Surya, who has been involved in stress-management training for more than 20 years and is the author of two parenting books (Great Kids and Parent Magic), partnered with Biodanza facilitator, sculptor and entrepreneur Carmen Clews in 2017 to develop the pilot study and training programme for Wise in the Western Cape.

Over a period of 12 years Clews and Surya had been independently developing materials for children’s wellbeing (Surya’s Inner Magic self-esteem children’s game and Clews’s books, The Magic Mat and its Little Secret and Planting Seeds for Life), when they saw the opportunity to combine their skills and materials to introduce a holistic training programme aimed at parents, educators and caregivers.

“Unfortunately, there is a desperate shortage of professionals, resources and wellness materials to assist children — especially those who have been neglected or otherwise marginalised.
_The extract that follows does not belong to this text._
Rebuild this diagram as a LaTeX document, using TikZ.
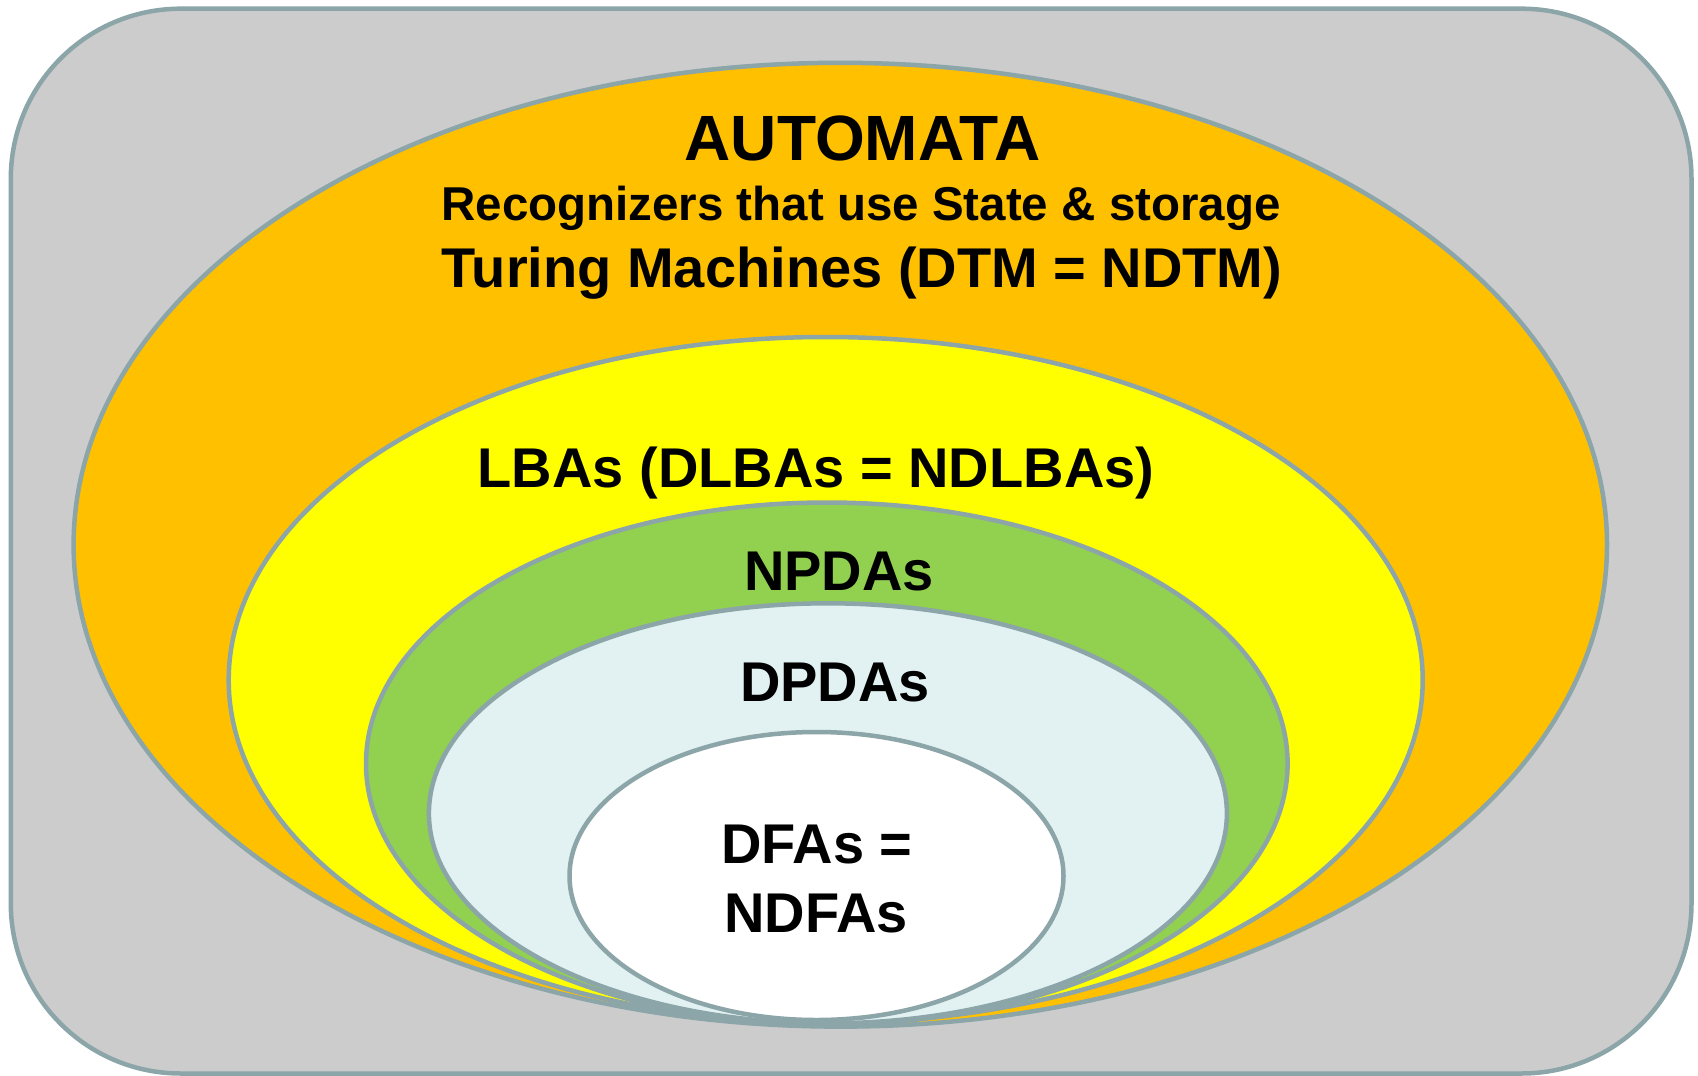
\documentclass[tikz,border=0pt]{standalone}
\usepackage{fontspec}
\setmainfont{Liberation Sans}
\definecolor{edgec}{HTML}{8BA5A8}
\definecolor{grayfill}{HTML}{CCCCCC}
\definecolor{orangefill}{HTML}{FFC000}
\definecolor{yellowfill}{HTML}{FFFF00}
\definecolor{greenfill}{HTML}{92D050}
\definecolor{bluefill}{HTML}{E2F2F3}
\tikzset{
  setshape/.style={draw=edgec, line width=4.5pt},
  lbl/.style={anchor=base, inner sep=0pt, text=black, font=\bfseries\fontsize{56}{60}\selectfont},
}
\begin{document}
\begin{tikzpicture}[x=1pt,y=-1pt]
\useasboundingbox (0,0) rectangle (1698,1076);
\draw[setshape, fill=grayfill, rounded corners=170pt] (10.8,8.7) rectangle (1691.5,1073.5);
\draw[setshape, fill=orangefill] (840.3,544.7) ellipse [x radius=766.7pt, y radius=481.9pt];
\draw[setshape, fill=yellowfill] (825.7,680) ellipse [x radius=597pt, y radius=343pt];
\draw[setshape, fill=greenfill] (826.8,763.5) ellipse [x radius=460.8pt, y radius=261pt];
\draw[setshape, fill=bluefill] (827.9,813.3) ellipse [x radius=399pt, y radius=210pt];
\draw[setshape, fill=white] (816.5,876) ellipse [x radius=247pt, y radius=144pt];

\node[lbl, font=\bfseries\fontsize{64}{68}\selectfont] (automata) at (862.5,160) {AUTOMATA};
\node[lbl, font=\bfseries\fontsize{47.5}{52}\selectfont] (recog) at (861,220) {Recognizers that use State \& storage};
\node[lbl] (turing) at (862,287) {Turing Machines (DTM = NDTM)};
\node[lbl] (lba) at (816,487) {LBAs (DLBAs = NDLBAs)};
\node[lbl] (npda) at (839,590) {NPDAs};
\node[lbl] (dpda) at (835,701) {DPDAs};
\node[lbl] (dfa1) at (817,863) {DFAs =};
\node[lbl] (dfa2) at (816,932) {NDFAs};
\end{tikzpicture}
\end{document}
Our unique tools are professionally designed to develop wholehearted children and communities,” says Surya.

The Wise philosophy is based on the principle of unlocking children’s potential “inner magic”, and the two women believe it’s the responsibility of adults and caregivers to provide children with the best chance to thrive.
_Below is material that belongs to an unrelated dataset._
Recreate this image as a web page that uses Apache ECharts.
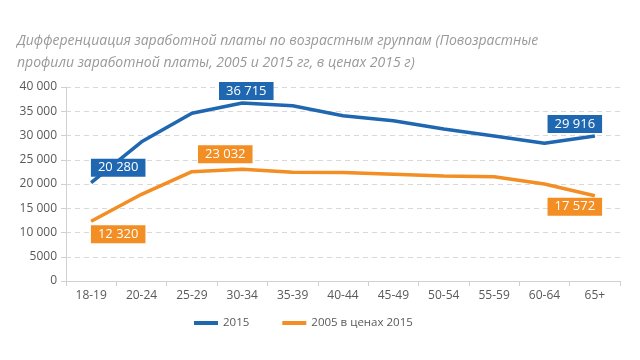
<!DOCTYPE html>
<html><head><meta charset="utf-8">
<script src="https://cdn.jsdelivr.net/npm/echarts@6/dist/echarts.min.js"></script>
<style>html,body{margin:0;padding:0;background:#fff}#c{width:640px;height:360px}</style>
</head><body><div id="c"></div>
<script>
const categories = ['18-19','20-24','25-29','30-34','35-39','40-44','45-49','50-54','55-59','60-64','65+'];
const values2015 = [20280, 28700, 34580, 36715, 36150, 34090, 33060, 31340, 29900, 28390, 29916];
const values2005 = [12320, 17870, 22540, 23032, 22410, 22350, 22000, 21650, 21510, 20000, 17572];
const seriesNames = ['2015', '2005 в ценах 2015'];
const yTicks = [0, 5000, 10000, 15000, 20000, 25000, 30000, 35000, 40000];
const titleText = 'Дифференциация заработной платы по возрастным группам (Повозрастные\nпрофили заработной платы, 2005 и 2015 гг, в ценах 2015 г)';

const BLUE = '#1f67b1', ORANGE = '#f28e23';
function fmt(v){ return v >= 10000 ? String(v).replace(/\B(?=(\d{3})+(?!\d))/g, ' ') : String(v); }
function labelled(vals, color, map){
  return vals.map((v, i) => {
    if (!(i in map)) return v;
    return { value: v, label: { show: true, position: 'inside', offset: map[i],
      formatter: p => fmt(p.value), color: '#fff', fontSize: 13, fontFamily: 'Open Sans',
      backgroundColor: color, padding: [2, 7, 1, 7], lineHeight: 15 } };
  });
}
const chart = echarts.init(document.getElementById('c'));
chart.setOption({
  animation: false,
  title: { text: titleText, left: 12, top: 25,
    textStyle: { fontFamily: 'Open Sans', fontStyle: 'italic', fontWeight: 'normal', fontSize: 14, color: '#999999', lineHeight: 22 } },
  legend: { left: 189, top: 312, itemWidth: 24, itemHeight: 4, itemGap: 33, icon: 'rect',
    textStyle: { fontFamily: 'Open Sans', fontSize: 11.5, color: '#595959' }, data: seriesNames },
  grid: { left: 66, right: 20, top: 87, bottom: 79 },
  xAxis: { type: 'category', data: categories, boundaryGap: true,
    axisLine: { lineStyle: { color: '#d0d0d0' } }, axisTick: { show: true, length: 5, lineStyle: { color: '#d0d0d0' } },
    axisLabel: { color: '#595959', fontSize: 12, fontFamily: 'Open Sans', margin: 9 } },
  yAxis: { type: 'value', min: 0, max: 40000, interval: 5000,
    axisLine: { show: true, lineStyle: { color: '#d0d0d0' } }, axisTick: { show: true, inside: false, length: 5, lineStyle: { color: '#d0d0d0' } },
    splitLine: { lineStyle: { color: '#d9d9d9', type: [5, 4] } },
    axisLabel: { color: '#595959', fontSize: 12, fontFamily: 'Open Sans', margin: 9, formatter: fmt } },
  series: [
    { name: seriesNames[0], type: 'line', symbol: 'circle', symbolSize: 1, color: BLUE,
      lineStyle: { width: 3.5, color: BLUE }, itemStyle: { color: BLUE }, z: 3,
      data: labelled(values2015, BLUE, { 0: [27, -15], 3: [4, -12], 10: [-20, -12] }) },
    { name: seriesNames[1], type: 'line', symbol: 'circle', symbolSize: 1, color: ORANGE,
      lineStyle: { width: 3.5, color: ORANGE }, itemStyle: { color: ORANGE }, z: 2,
      data: labelled(values2005, ORANGE, { 0: [27, 13], 3: [-17, -15], 10: [-20, 11] }) }
  ]
});
</script></body></html>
In recognising the role adults play in teaching children how to deal with overwhelming feelings or managing difficulties, Surya and Clews realised that too few adults are themselves healthy or well adjusted.

When they first visited schools, Clews and Surya noticed the aggressive way in which children were communicating and a high incidence of bullying. They also witnessed the high levels of stress among educators — who also struggle with many daily problems — which in some cases leads them to lash out at children.
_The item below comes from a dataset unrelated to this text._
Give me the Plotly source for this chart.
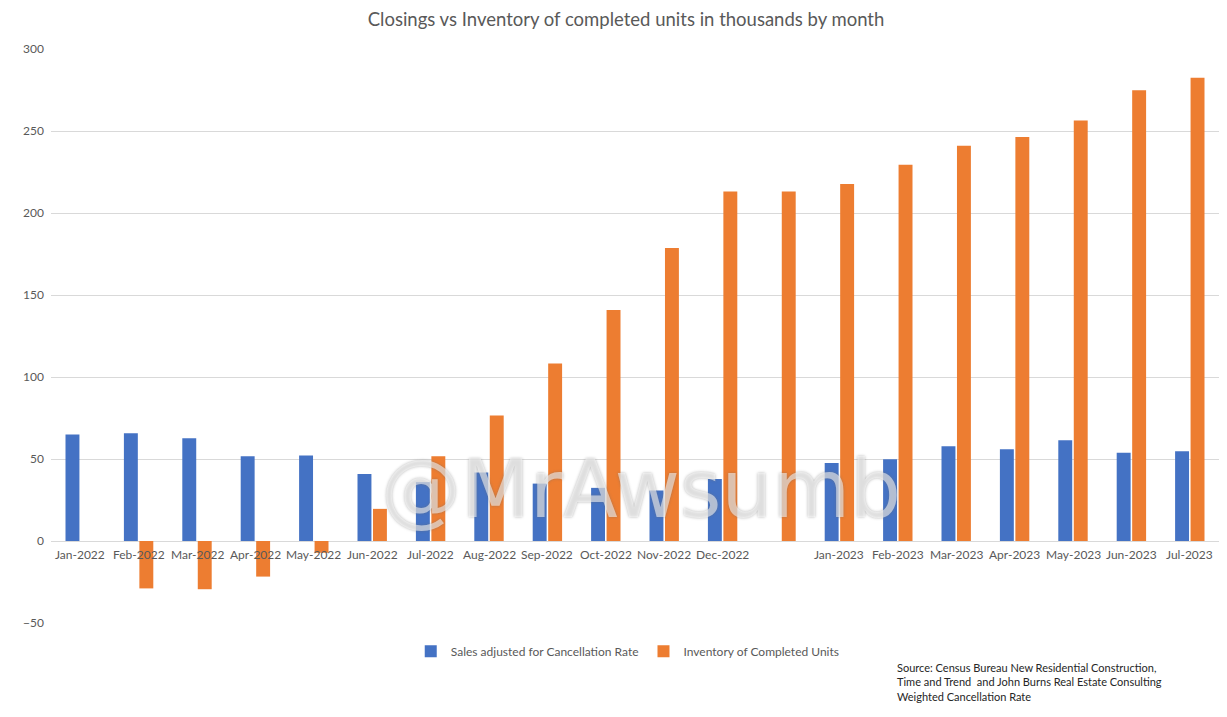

This is counterproductive to the positive and important learning work that needs to be taking place in a classroom. Research shows that children who are stressed can’t learn well. The classroom needs to be a safe space for children, especially for those who don’t feel safe at home.

The Wise programme has been developed to aid teachers and care­givers to deal with their stress first so that they are better able to help children to cope with their problems, learn how to manage their feelings and realise their own potential.

“Having experienced how hard it is for adults to make significant and sustainable changes in their own lives, I was careful in designing the Wise personal wellbeing programme to support the caregivers through a powerful process of personal change,” says Surya.

The response to the pilot study has been overwhelmingly positive. Delegates completed both the staff personal wellbeing programme, which includes in-depth experiential training, homework and follow-up over eight weeks, as well as the children’s wellbeing programme, to learn about practical tools to use with children, such as the InnerMagic self-esteem board game and the Magic Mat book.

These educators reported significant reductions in their own stress levels, alongside noticing a positive difference in children’s behaviour. They reported decreased absenteeism of both children and teachers, reduced high-risk behaviour by children and fewer incidents of aggression in the classroom.

With such positive results, and once parents are also included in the Wise programme, decreases in domestic violence and even child abuse rates are likely.

Expressive, confident children believe in themselves and speak out about their feelings, making them far less likely to fall victim to abuse.

“The Wise programme has influenced my understanding of children, helping me to help them deal with issues they can’t deal with. I have empathy and understanding toward them,” said one of the participants.

The Wise training programme has been implemented with educators from a few previously disadvantaged schools along the Garden Route and in the Cape Flats, and nongovernmental organisations such as Knysna Families South Africa, Knysna Drug and Alcohol Centre, the department of health and Sinemethemba Child and Youth Centre.

Depending on the funds raised, Clews and Surya aim to roll out the programme nationally.